European Drinks & Foods
- Company type: Private
- Industry: Food processing
- Founded: 1993; 33 years ago
- Headquarters: Ştei, Romania
- Area served: Worldwide
- Key people: Ioan Micula (CEO) Viorel Micula (CEO)
- Products: crop and livestock, food and beverages
- Revenue: ▲€ 340 million (2015)
- Number of employees: 4,500 (2015)
- Website: http://www.europeandrinks.ro/

= European Drinks & Foods =

Romanian food production company

European Drinks & Foods is one of the largest Romanian food companies located in Ştei, Bihor County. The holding is formed by several companies including European Drinks, European Foods, Scandic Distilleries, Rieni Drinks and Transilvania General Import Export and is specialised in producing food and drink products.
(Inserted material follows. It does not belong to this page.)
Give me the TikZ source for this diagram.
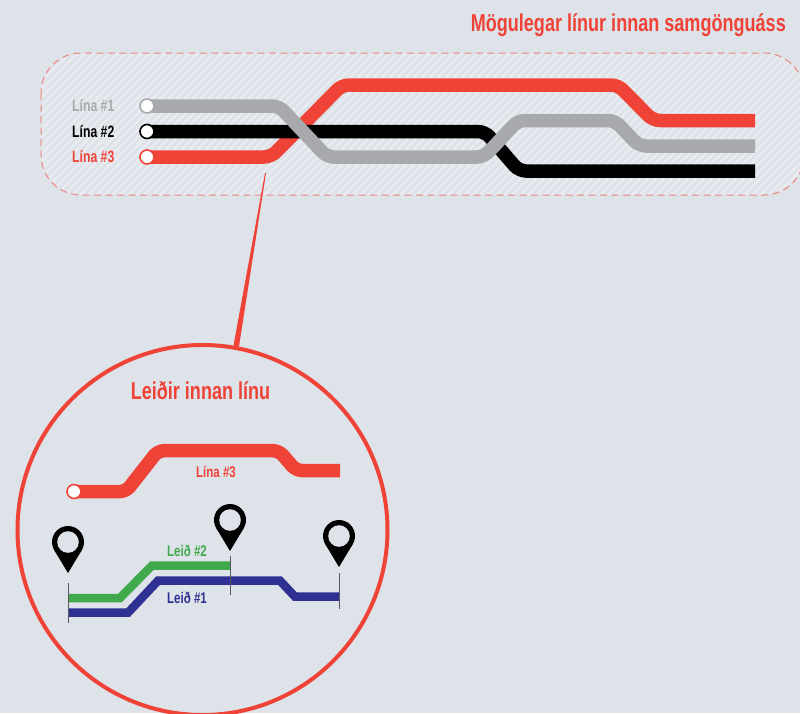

The company produces a wide variety of products like carbonated water, mineral water, energy drink, beer and various soft drinks through its European Drinks division. Two of the company's soft drinks Adria and Frutti Fresh are the main competitors for the Coca-Cola and Pepsi brands on the Romanian market. Other successful brands include the Izvorul Minunilor mineral water and the Bürger beer.

European Drinks & Foods also owns an agribusiness division Westgrain which owns nearly 8,700 ha of arable land in the Bihor County located in north-western Romania. In 2011 Westgrain sold a grain silo with a 44,000 tonne capacity located on the Danube river near Drobeta-Turnu Severin, Mehedinți County, Romania to the US based trading giant Cargill for an undisclosed fee.